Brief Answer: Bila tipe Surat Dakwaan (requisitor) dari Jaksa Penuntut Umum (JPU) adalah berjenis penggabungan antara dua atau lebih tindak pidana, semisal antara perbuatan di tahun 2010 hingga tahun 2012, maka yang terjadi kemudian bila seseorang warga negara kembali didakwa atas perbuatan tahun 2011 yang telah diputus sebelumnya tersebut, maka berlakulah prinsip larangan nebis in idem. Sementara bila tipe/jenis Surat Dakwaan/tuntutan berjenis pemisahan/spilt antara dua atau lebih tindak pidana, maka pada dasarnya setiap tindak pidana di masing-masing waktu, misal perbuatan tindak pidana pada tanggal 5 Januari 2010 dengan perbuatan tindak pidana pada tanggal 7 Juni 2010 adalah perbuatan tindak pidana yang masing-masing berdiri sendiri sehingga dapat didakwa atas masing-masing tindak pidana atas masing kejadian dalam dua atau lebih waktu terpisah.
Explanation:

Sebenarnya dalam hukum pidana terdapat asas perlindungan bernama asas non self incrimination, dimana pengakuan Terdakwa tidak dapat dijadikan sebagai alat bukti guna memberatkan kedudukan Terdakwa itu sendiri. Tidaklah dapat dibenarkan itikad baik Terdakwa dalam memberikan pengakuan justru menjadi bumerang bagi posisi hukum Terdakwa itu sendiri. Namun terlepas dari dianut atau tidaknya prinsip ini oleh Jaksa Penuntut Umum dan pengadilan, fakta aktual yang relevan tetap perlu disikapi bila kemungkinan terburuk (worst case) terjadi pada seorang subjek hukum.

BAP (berita acara penyidikan) bukan dasar penjatuhan jumlah pidana penjara, namun hanya berisi keterangan verbal lisan suatu kejadian.
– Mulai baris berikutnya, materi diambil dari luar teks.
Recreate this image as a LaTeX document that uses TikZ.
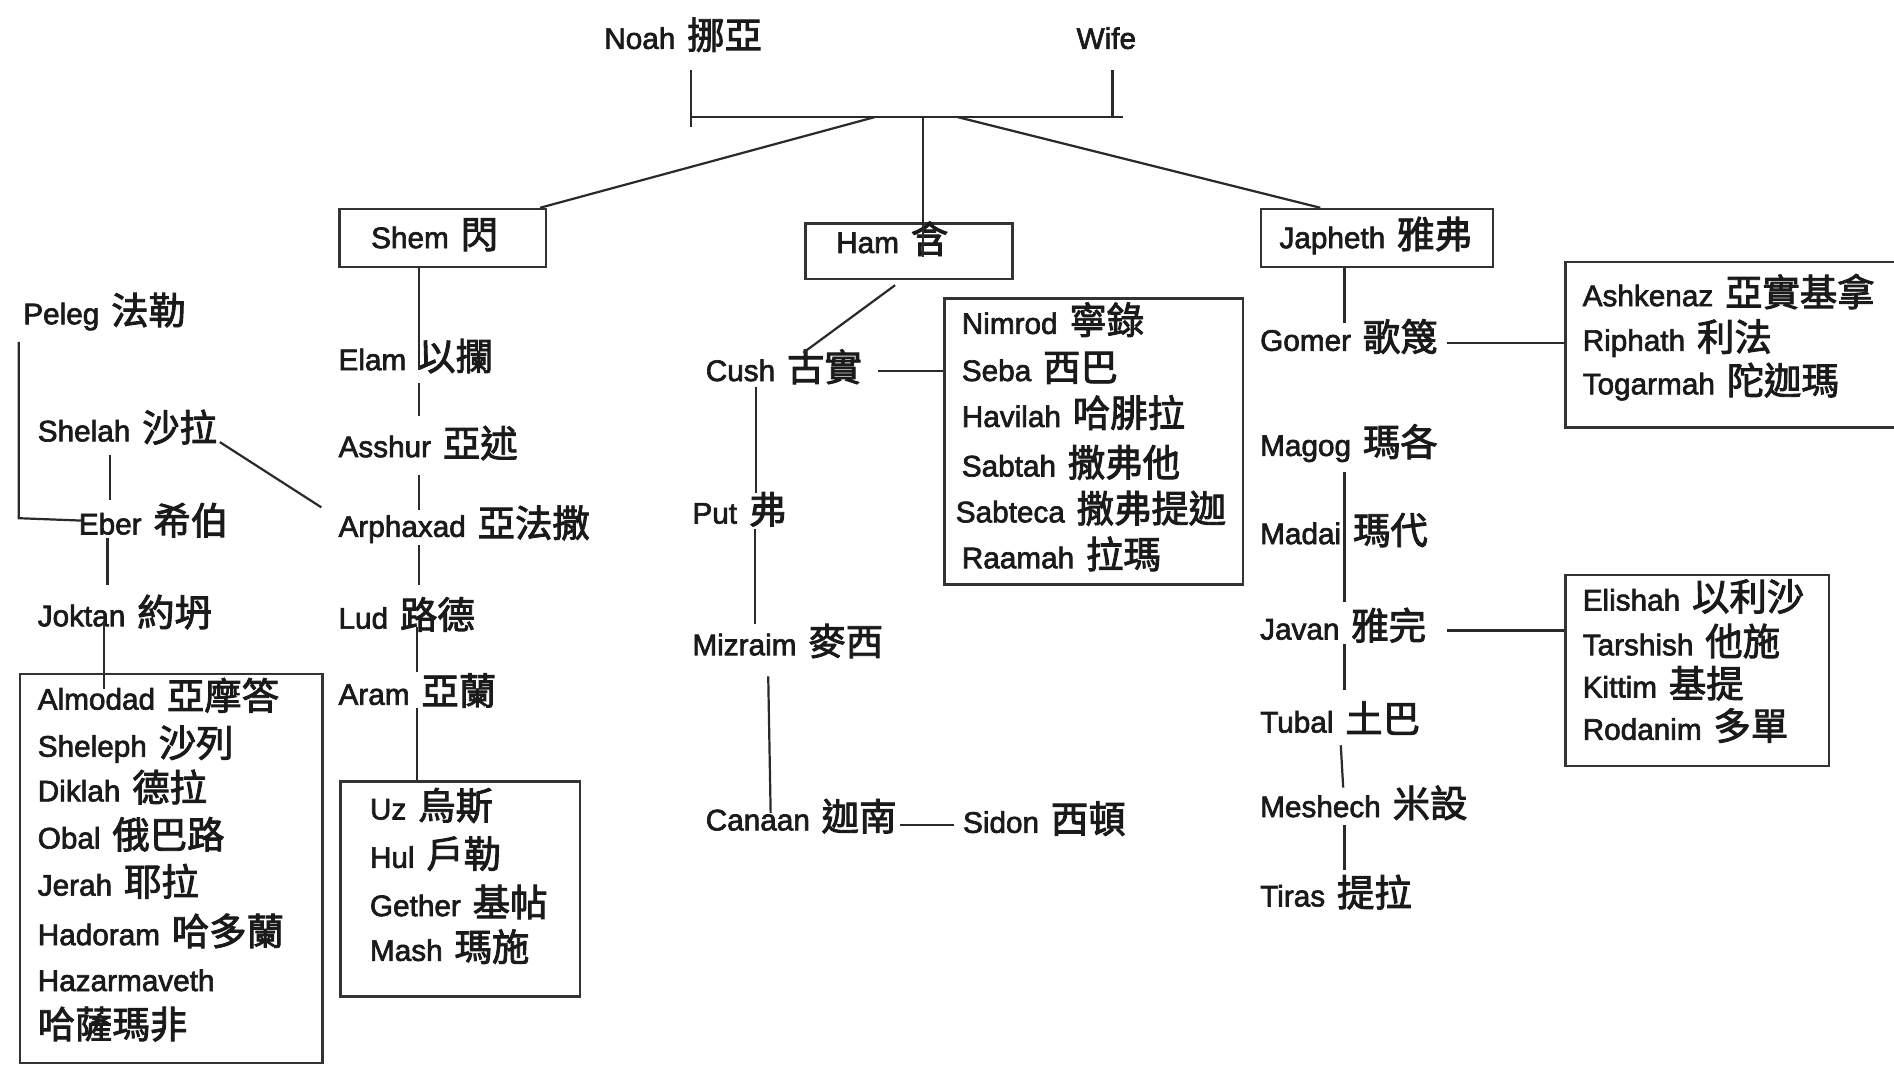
\documentclass[tikz,border=0pt]{standalone}
\usepackage{fontspec}
\setmainfont{Liberation Sans}[UprightFeatures={FakeBold=2.2}]
\newfontfamily\cjkfont{Noto Sans CJK TC}[UprightFeatures={FakeBold=2.4}]
\usetikzlibrary{calc}
\newcommand{\zhn}[1]{{\cjkfont\fontsize{22pt}{26pt}\selectfont #1}}
\newcommand{\zh}[1]{\hspace{7pt}\zhn{#1}}
\definecolor{txtc}{HTML}{1A1A1A}
\definecolor{linec}{HTML}{2A2A2A}
\definecolor{boxc}{HTML}{333333}
\begin{document}
\begin{tikzpicture}[x=0.025cm,y=-0.025cm,
  lbl/.style={anchor=west,inner sep=0pt,text height=14pt,text depth=2pt,font=\fontsize{17.5pt}{21pt}\selectfont,text=txtc},
  box/.style={draw=boxc,line width=1.5pt,anchor=north west,inner sep=0pt},
  conn/.style={draw=linec,line width=1.3pt}]
\useasboundingbox[fill=white] (0,0) rectangle (1568,881);
\clip (0,0) rectangle (1568,881);

% ---------- top ----------
\node[lbl] (noah) at (500,32) {Noah\zh{挪亞}};
\node[lbl] (wife) at (891,32) {Wife};
\coordinate (nA) at (572,58);
\coordinate (nB) at (572,105);
\coordinate (wA) at (921,58);
\coordinate (barL) at (572,97);
\coordinate (barR) at (930,97);
\coordinate (bS) at (724,97);
\coordinate (bH) at (764,97);
\coordinate (bJ) at (793,97);
\draw[conn] (nA) -- (nB);
\draw[conn] (wA) -- (wA |- barR);
\draw[conn] (barL) -- (barR);

% ---------- sons ----------
\node[box,minimum width=4.275cm,minimum height=1.2cm] (shembox) at (280,172) {};
\node[lbl] (shem) at (307,197) {Shem\zh{閃}};
\node[box,minimum width=4.275cm,minimum height=1.15cm] (hambox) at (666,184) {};
\node[lbl] (ham) at (692,201) {Ham\zh{含}};
\node[box,minimum width=4.8cm,minimum height=1.2cm] (japhbox) at (1043,172) {};
\node[lbl] (japheth) at (1059,197) {Japheth\zh{雅弗}};

\draw[conn] (bS) -- ($(shembox.north east)+(-6,0)$);
\draw[conn] (bH) -- ($(ham.center -| bH)+(0,12)$);
\draw[conn] (bJ) -- ($(japhbox.north west)+(50,0)$);

% ---------- Shem line ----------
\node[lbl] (elam) at (280,298) {Elam\zh{以攔}};
\node[lbl] (asshur) at (280,370) {Asshur\zh{亞述}};
\node[lbl] (arphaxad) at (280,436) {Arphaxad\zh{亞法撒}};
\node[lbl] (lud) at (280,512) {Lud\zh{路德}};
\node[lbl] (aram) at (280,575) {Aram\zh{亞蘭}};
\node[box,minimum width=4.95cm,minimum height=4.45cm] (uzbox) at (281,646) {};
\node[lbl] (uz) at (306,670) {Uz\zh{烏斯}};
\node[lbl] (hul) at (306,710) {Hul\zh{戶勒}};
\node[lbl] (gether) at (306,750) {Gether\zh{基帖}};
\node[lbl] (mash) at (306,787) {Mash\zh{瑪施}};

\coordinate (sx) at (347,0);
\coordinate (sy) at (345,0);
\draw[conn] (shembox.south -| sx) -- ($(elam.center -| sx)+(0,8)$);
\draw[conn] ($(elam.center -| sx)+(0,19)$) -- ($(asshur.center -| sx)+(0,-26)$);
\draw[conn] ($(asshur.center -| sx)+(0,23)$) -- ($(arphaxad.center -| sx)+(0,-14)$);
\draw[conn] ($(arphaxad.center -| sx)+(0,15)$) -- ($(lud.center -| sx)+(0,-28)$);
\draw[conn] ($(lud.center -| sy)+(0,7)$) -- ($(aram.center -| sy)+(0,-19)$);
\draw[conn] ($(aram.center -| sy)+(0,11)$) -- (uzbox.north -| sy);

% ---------- Arphaxad's line ----------
\node[lbl] (peleg) at (19,260) {Peleg\zh{法勒}};
\node[lbl] (shelah) at (31,357) {Shelah\zh{沙拉}};
\node[lbl] (eber) at (65,434) {Eber\zh{希伯}};
\node[lbl] (joktan) at (31,510) {Joktan\zh{約坍}};
\node[box,minimum width=6.2625cm,minimum height=8.05cm] (almbox) at (15.5,557) {};
\node[lbl] (almodad) at (31,579) {Almodad\zh{亞摩答}};
\node[lbl] (sheleph) at (31,618) {Sheleph\zh{沙列}};
\node[lbl] (diklah) at (31,655) {Diklah\zh{德拉}};
\node[lbl] (obal) at (31,694) {Obal\zh{俄巴路}};
\node[lbl] (jerah) at (31,733) {Jerah\zh{耶拉}};
\node[lbl] (hadoram) at (31,774) {Hadoram\zh{哈多蘭}};
\node[lbl] (hazar) at (31,812) {Hazarmaveth};
\node[lbl] (hazarzh) at (31,851) {\zhn{哈薩瑪非}};

\coordinate (pA) at (15.5,283);
\coordinate (pB) at (15.5,429);
\draw[conn] (pA) -- (pB) -- ($(eber.west)+(3,-3)$);
\coordinate (shD) at (182,366);
\draw[conn] (shD) -- ($(arphaxad.west)+(-14,-16)$);
\coordinate (ex) at (91,0);
\coordinate (ey) at (89,0);
\coordinate (jx) at (86,0);
\draw[conn] ($(shelah.center -| ex)+(0,20)$) -- ($(eber.center -| ex)+(0,-20)$);
\draw[conn] ($(eber.center -| ey)+(0,11)$) -- ($(joktan.center -| ey)+(0,-26)$);
\draw[conn] ($(joktan.center -| jx)+(0,5)$) -- ($(almodad.center -| jx)+(0,-9)$);

% ---------- Ham line ----------
\node[lbl] (cush) at (584,307) {Cush\zh{古實}};
\node[box,minimum width=6.175cm,minimum height=5.925cm] (nimbox) at (781,246) {};
\node[lbl] (nimrod) at (796,268) {Nimrod\zh{寧錄}};
\node[lbl] (seba) at (796,307) {Seba\zh{西巴}};
\node[lbl] (havilah) at (796,345) {Havilah\zh{哈腓拉}};
\node[lbl] (sabtah) at (796,386) {Sabtah\zh{撒弗他}};
\node[lbl] (sabteca) at (791,424) {Sabteca\zh{撒弗提迦}};
\node[lbl] (raamah) at (796,462) {Raamah\zh{拉瑪}};
\node[lbl] (put) at (573,425) {Put\zh{弗}};
\node[lbl] (mizraim) at (573,534) {Mizraim\zh{麥西}};
\node[lbl] (canaan) at (584,679) {Canaan\zh{迦南}};
\node[lbl] (sidon) at (797,681) {Sidon\zh{西頓}};

\draw[conn] ($(hambox.south west)+(75,4)$) -- ($(cush.west)+(81,-15)$);
\coordinate (cE) at ($(cush.west)+(143,0)$);
\draw[conn] (cE) -- (cE -| nimbox.west);
\coordinate (px) at (626,0);
\coordinate (py) at (625,0);
\draw[conn] ($(cush.center -| px)+(0,13)$) -- ($(put.center -| px)+(0,-17)$);
\draw[conn] ($(put.center -| py)+(0,13)$) -- ($(mizraim.center -| py)+(0,-17)$);
\draw[conn] ($(mizraim.west)+(63,26)$) -- ($(canaan.west)+(54,-6)$);
\draw[conn] ($(canaan.west)+(161,4)$) -- ($(sidon.west)+(-7,2)$);

% ---------- Japheth line ----------
\node[lbl] (gomer) at (1043,282) {Gomer\zh{歌篾}};
\node[box,minimum width=7cm,minimum height=3.425cm] (ashbox) at (1295,216) {};
\node[lbl] (ashkenaz) at (1310,245) {Ashkenaz\zh{亞實基拿}};
\node[lbl] (riphath) at (1310,282) {Riphath\zh{利法}};
\node[lbl] (togarmah) at (1310,318) {Togarmah\zh{陀迦瑪}};
\node[lbl] (magog) at (1043,369) {Magog\zh{瑪各}};
\node[lbl] (madai) at (1043,442) {Madai\zh{瑪代}};
\node[lbl] (javan) at (1043,521) {Javan\zh{雅完}};
\node[box,minimum width=5.45cm,minimum height=3.95cm] (elibox) at (1295,475) {};
\node[lbl] (elishah) at (1310,497) {Elishah\zh{以利沙}};
\node[lbl] (tarshish) at (1310,534) {Tarshish\zh{他施}};
\node[lbl] (kittim) at (1310,569) {Kittim\zh{基提}};
\node[lbl] (rodanim) at (1310,604) {Rodanim\zh{多單}};
\node[lbl] (tubal) at (1043,598) {Tubal\zh{土巴}};
\node[lbl] (meshech) at (1043,668) {Meshech\zh{米設}};
\node[lbl] (tiras) at (1043,742) {Tiras\zh{提拉}};

\coordinate (jc) at (1113,0);
\draw[conn] (japhbox.south -| jc) -- ($(gomer.center -| jc)+(0,-15)$);
\coordinate (gE) at ($(gomer.west)+(155,2)$);
\draw[conn] (gE) -- (gE -| ashbox.west);
\draw[conn] ($(magog.center -| jc)+(0,22)$) -- ($(javan.center -| jc)+(0,-23)$);
\coordinate (jE) at ($(javan.west)+(155,1)$);
\draw[conn] (jE) -- (jE -| elibox.west);
\draw[conn] ($(javan.center -| jc)+(0,12)$) -- ($(tubal.center -| jc)+(0,-27)$);
\draw[conn] ($(tubal.center -| jc)+(-3,19)$) -- ($(meshech.center -| jc)+(-1,-16)$);
\draw[conn] ($(meshech.center -| jc)+(0,15)$) -- ($(tiras.center -| jc)+(0,-22)$);
\end{tikzpicture}
\end{document}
Perlu diperhatikan, apakah dalam surat dakwaan Jaksa Penuntut Umum dalam sidang Bapak yang dahulu, kronologi peristiwa hanya fokus pada perkara pidana tahun 2012, ataukah juga termasuk peristiwa pidana tahun 2010? Apakah hakim dalam pertimbangan hukumnya merujuk pada peristiwa dengan dua waktu berbeda tersebut?

Pertanyaan demikian penting, oleh sebab dalam pidana terdapat istilah 'TEMPUS DELICTI". Artinya, dakwaan dibatasi pada scoop waktu dalam surat dakwaan. Jika Surat Dakwaan 2012 demikian hanya membatasi dakwaan pada tindak pidana tahun 2012, maka dakwaan hanya untuk perbuatan pidana yang dilakukan pada tahun 2012.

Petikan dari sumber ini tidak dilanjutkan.